> _Data lines_:
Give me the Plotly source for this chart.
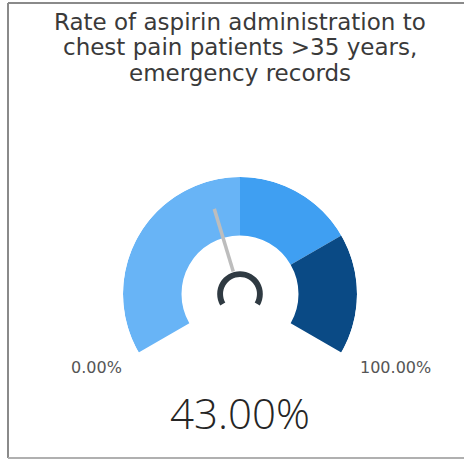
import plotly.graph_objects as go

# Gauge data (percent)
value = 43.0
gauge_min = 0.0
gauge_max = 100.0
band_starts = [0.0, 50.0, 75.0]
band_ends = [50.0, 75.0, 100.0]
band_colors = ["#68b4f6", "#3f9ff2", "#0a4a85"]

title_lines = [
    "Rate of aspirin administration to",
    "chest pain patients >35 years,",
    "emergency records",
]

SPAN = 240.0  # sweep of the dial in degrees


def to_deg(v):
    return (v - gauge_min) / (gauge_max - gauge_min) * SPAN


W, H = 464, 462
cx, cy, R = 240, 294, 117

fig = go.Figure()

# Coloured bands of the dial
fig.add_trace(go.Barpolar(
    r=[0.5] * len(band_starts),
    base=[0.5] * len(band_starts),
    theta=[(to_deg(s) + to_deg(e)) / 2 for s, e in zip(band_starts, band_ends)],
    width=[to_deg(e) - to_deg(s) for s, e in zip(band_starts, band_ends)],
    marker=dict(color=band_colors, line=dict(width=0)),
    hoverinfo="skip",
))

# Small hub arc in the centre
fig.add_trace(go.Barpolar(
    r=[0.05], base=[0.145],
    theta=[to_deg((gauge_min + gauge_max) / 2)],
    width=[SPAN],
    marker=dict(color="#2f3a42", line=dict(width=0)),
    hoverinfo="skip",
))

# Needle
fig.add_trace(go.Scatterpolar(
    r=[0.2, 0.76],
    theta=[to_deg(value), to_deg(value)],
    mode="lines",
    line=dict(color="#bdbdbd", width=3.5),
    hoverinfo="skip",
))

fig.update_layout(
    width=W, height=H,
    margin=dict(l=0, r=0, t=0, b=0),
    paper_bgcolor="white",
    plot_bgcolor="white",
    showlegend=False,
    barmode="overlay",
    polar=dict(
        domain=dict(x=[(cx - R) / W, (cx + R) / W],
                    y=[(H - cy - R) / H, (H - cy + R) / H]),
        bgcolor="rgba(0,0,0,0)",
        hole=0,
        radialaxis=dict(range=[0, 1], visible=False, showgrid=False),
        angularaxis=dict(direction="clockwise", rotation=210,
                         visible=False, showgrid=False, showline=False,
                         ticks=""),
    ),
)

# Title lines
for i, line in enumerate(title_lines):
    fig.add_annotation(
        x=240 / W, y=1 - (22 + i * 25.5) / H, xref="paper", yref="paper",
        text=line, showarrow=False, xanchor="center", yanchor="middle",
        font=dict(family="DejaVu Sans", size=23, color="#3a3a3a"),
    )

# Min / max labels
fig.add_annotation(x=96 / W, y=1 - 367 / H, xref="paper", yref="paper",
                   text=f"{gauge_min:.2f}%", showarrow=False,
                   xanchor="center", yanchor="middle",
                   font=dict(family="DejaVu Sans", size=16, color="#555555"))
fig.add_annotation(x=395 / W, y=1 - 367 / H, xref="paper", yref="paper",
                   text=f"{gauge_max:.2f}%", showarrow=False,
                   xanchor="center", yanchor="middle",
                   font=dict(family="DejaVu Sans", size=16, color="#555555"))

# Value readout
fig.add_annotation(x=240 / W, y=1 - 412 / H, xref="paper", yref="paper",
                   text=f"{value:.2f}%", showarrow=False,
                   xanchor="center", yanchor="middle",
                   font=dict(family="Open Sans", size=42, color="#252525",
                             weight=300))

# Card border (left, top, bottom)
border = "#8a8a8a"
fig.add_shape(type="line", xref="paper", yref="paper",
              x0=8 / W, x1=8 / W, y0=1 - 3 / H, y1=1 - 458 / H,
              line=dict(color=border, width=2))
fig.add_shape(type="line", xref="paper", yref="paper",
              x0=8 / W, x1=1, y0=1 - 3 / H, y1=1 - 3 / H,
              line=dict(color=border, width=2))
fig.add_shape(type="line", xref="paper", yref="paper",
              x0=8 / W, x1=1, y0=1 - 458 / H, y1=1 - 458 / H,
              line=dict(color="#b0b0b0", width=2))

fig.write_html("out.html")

> _Brief_: Skip the pictures, then retype every line above exactly.

> _Solution to the exercise_:
Give me the Plotly source for this chart.
import plotly.graph_objects as go

# Gauge data (percent)
value = 43.0
gauge_min = 0.0
gauge_max = 100.0
band_starts = [0.0, 50.0, 75.0]
band_ends = [50.0, 75.0, 100.0]
band_colors = ["#68b4f6", "#3f9ff2", "#0a4a85"]

title_lines = [
    "Rate of aspirin administration to",
    "chest pain patients >35 years,",
    "emergency records",
]

SPAN = 240.0  # sweep of the dial in degrees


def to_deg(v):
    return (v - gauge_min) / (gauge_max - gauge_min) * SPAN


W, H = 464, 462
cx, cy, R = 240, 294, 117

fig = go.Figure()

# Coloured bands of the dial
fig.add_trace(go.Barpolar(
    r=[0.5] * len(band_starts),
    base=[0.5] * len(band_starts),
    theta=[(to_deg(s) + to_deg(e)) / 2 for s, e in zip(band_starts, band_ends)],
    width=[to_deg(e) - to_deg(s) for s, e in zip(band_starts, band_ends)],
    marker=dict(color=band_colors, line=dict(width=0)),
    hoverinfo="skip",
))

# Small hub arc in the centre
fig.add_trace(go.Barpolar(
    r=[0.05], base=[0.145],
    theta=[to_deg((gauge_min + gauge_max) / 2)],
    width=[SPAN],
    marker=dict(color="#2f3a42", line=dict(width=0)),
    hoverinfo="skip",
))

# Needle
fig.add_trace(go.Scatterpolar(
    r=[0.2, 0.76],
    theta=[to_deg(value), to_deg(value)],
    mode="lines",
    line=dict(color="#bdbdbd", width=3.5),
    hoverinfo="skip",
))

fig.update_layout(
    width=W, height=H,
    margin=dict(l=0, r=0, t=0, b=0),
    paper_bgcolor="white",
    plot_bgcolor="white",
    showlegend=False,
    barmode="overlay",
    polar=dict(
        domain=dict(x=[(cx - R) / W, (cx + R) / W],
                    y=[(H - cy - R) / H, (H - cy + R) / H]),
        bgcolor="rgba(0,0,0,0)",
        hole=0,
        radialaxis=dict(range=[0, 1], visible=False, showgrid=False),
        angularaxis=dict(direction="clockwise", rotation=210,
                         visible=False, showgrid=False, showline=False,
                         ticks=""),
    ),
)

# Title lines
for i, line in enumerate(title_lines):
    fig.add_annotation(
        x=240 / W, y=1 - (22 + i * 25.5) / H, xref="paper", yref="paper",
        text=line, showarrow=False, xanchor="center", yanchor="middle",
        font=dict(family="DejaVu Sans", size=23, color="#3a3a3a"),
    )

# Min / max labels
fig.add_annotation(x=96 / W, y=1 - 367 / H, xref="paper", yref="paper",
                   text=f"{gauge_min:.2f}%", showarrow=False,
                   xanchor="center", yanchor="middle",
                   font=dict(family="DejaVu Sans", size=16, color="#555555"))
fig.add_annotation(x=395 / W, y=1 - 367 / H, xref="paper", yref="paper",
                   text=f"{gauge_max:.2f}%", showarrow=False,
                   xanchor="center", yanchor="middle",
                   font=dict(family="DejaVu Sans", size=16, color="#555555"))

# Value readout
fig.add_annotation(x=240 / W, y=1 - 412 / H, xref="paper", yref="paper",
                   text=f"{value:.2f}%", showarrow=False,
                   xanchor="center", yanchor="middle",
                   font=dict(family="Open Sans", size=42, color="#252525",
                             weight=300))

# Card border (left, top, bottom)
border = "#8a8a8a"
fig.add_shape(type="line", xref="paper", yref="paper",
              x0=8 / W, x1=8 / W, y0=1 - 3 / H, y1=1 - 458 / H,
              line=dict(color=border, width=2))
fig.add_shape(type="line", xref="paper", yref="paper",
              x0=8 / W, x1=1, y0=1 - 3 / H, y1=1 - 3 / H,
              line=dict(color=border, width=2))
fig.add_shape(type="line", xref="paper", yref="paper",
              x0=8 / W, x1=1, y0=1 - 458 / H, y1=1 - 458 / H,
              line=dict(color="#b0b0b0", width=2))

fig.write_html("out.html")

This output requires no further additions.